Chief Compliance Officers Dinner Debate: An Oversight Starter

Dinner Debate: An Oversight Starter

 

I recently hosted a roundtable dinner attended by a diverse range of chief compliance officers and, as you might imagine, the discussion centred around compliance, data governance and the shake-up that is ongoing in the field. While the dinner was held under Chatham House Rules I wanted to share some of the themes that were discussed and reflect on the wide-ranging conversation we had. This week I’ll be looking at compliance oversight.

 

For context compliance oversight within financial institutions is an extremely complex issue and is continually weighed down by siloed, manual processes that are inefficient to oversee and manage. An ever changing regulatory landscape and intrusive supervision over the last decade has compounded this issue further.
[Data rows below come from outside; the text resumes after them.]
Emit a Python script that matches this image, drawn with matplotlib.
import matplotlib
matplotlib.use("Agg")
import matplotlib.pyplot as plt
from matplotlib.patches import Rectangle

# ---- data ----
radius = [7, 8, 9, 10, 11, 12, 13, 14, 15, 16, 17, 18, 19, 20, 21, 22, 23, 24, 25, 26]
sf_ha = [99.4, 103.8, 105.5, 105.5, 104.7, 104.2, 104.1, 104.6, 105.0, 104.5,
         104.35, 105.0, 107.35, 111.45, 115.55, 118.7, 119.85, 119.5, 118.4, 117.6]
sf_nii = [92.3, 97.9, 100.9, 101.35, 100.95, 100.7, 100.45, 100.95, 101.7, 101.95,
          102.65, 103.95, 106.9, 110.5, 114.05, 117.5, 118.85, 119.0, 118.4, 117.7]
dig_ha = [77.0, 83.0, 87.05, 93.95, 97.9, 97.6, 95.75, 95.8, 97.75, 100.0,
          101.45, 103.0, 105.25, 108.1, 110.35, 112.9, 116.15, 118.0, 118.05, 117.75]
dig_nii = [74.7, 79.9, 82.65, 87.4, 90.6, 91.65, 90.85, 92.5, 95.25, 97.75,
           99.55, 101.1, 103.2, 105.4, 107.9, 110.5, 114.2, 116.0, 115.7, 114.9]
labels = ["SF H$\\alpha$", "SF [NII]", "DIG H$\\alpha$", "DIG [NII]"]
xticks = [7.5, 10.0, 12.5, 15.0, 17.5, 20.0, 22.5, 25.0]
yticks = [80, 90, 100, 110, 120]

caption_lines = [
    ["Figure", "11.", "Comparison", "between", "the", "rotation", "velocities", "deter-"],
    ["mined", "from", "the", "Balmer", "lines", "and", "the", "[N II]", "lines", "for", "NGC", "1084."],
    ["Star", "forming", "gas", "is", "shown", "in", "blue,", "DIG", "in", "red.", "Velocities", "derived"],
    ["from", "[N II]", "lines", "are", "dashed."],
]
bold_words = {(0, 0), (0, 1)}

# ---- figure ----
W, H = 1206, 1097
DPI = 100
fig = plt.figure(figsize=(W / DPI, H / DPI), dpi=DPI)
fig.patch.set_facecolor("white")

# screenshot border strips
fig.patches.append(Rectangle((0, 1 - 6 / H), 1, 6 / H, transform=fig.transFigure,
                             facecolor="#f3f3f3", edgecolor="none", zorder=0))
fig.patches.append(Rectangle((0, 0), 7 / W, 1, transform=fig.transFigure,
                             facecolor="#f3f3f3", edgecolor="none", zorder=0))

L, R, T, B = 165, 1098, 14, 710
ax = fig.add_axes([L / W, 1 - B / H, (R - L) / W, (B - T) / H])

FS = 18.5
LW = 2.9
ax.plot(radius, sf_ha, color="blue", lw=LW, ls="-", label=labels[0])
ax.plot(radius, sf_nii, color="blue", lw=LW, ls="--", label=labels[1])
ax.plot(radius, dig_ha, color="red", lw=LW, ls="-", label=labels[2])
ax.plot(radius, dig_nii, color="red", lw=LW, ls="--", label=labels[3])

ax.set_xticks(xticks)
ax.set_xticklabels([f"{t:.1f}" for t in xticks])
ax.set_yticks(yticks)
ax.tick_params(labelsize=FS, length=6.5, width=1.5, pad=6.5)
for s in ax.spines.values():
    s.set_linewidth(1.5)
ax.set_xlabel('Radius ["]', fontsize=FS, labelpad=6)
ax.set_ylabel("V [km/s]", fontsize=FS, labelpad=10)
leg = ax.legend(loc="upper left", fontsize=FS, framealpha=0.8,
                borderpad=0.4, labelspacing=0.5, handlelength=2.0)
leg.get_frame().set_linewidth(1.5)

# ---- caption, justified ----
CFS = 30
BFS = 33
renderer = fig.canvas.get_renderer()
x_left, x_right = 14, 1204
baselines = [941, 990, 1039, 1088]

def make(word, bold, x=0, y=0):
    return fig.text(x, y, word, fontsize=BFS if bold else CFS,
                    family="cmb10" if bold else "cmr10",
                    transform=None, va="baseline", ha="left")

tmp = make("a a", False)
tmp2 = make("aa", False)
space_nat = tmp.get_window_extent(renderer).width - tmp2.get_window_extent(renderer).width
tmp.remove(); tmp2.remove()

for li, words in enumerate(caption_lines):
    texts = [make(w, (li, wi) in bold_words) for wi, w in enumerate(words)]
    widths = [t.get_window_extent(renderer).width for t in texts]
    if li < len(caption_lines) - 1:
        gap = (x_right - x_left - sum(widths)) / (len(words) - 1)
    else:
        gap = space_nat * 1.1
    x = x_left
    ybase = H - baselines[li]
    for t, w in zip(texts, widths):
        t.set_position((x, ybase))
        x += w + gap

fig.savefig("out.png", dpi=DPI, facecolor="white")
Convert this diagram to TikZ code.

However, I believe that at the very core of compliance lies three clear principles: communicate your obligations, understand your status and evidence your compliance.

 

It quickly became evident over dinner that chief compliance officers are currently struggling to see what work is being done across all compliance activities and projects. All seemed to be struggling at the first hurdle of good practice and trying to communicate their obligations clearly. The general consensus was that too much information is unfit for the purpose of executive oversight; it is often passed from management to senior executives in unsuitable formats that are not accounting for the change in audience. Consequently, the conversation highlighted the urgent need for clearer processes and methods on how to repackage data into reports.

 

As a result of this, there is a subsequent lack of challenge from senior executives to management - if you can’t understand something, you’re in no position to critique and improve it. This was highlighted by the regulator in attendance, who voiced their concern at a lack of evidence of both oversight and challenge within compliance. A number of institutions noted that they have ongoing projects to make reporting both more effective and more efficient, but at present, there is simply too much unclear reporting being accepted by senior executives which needs to change.

 

Despite the challenges that compliance officers face, the conversation was positive about the innovations that are entering the market. The attendees were in clear agreement that RegTech solutions have the potential to provide real value for money and allow compliance oversight to become more efficient.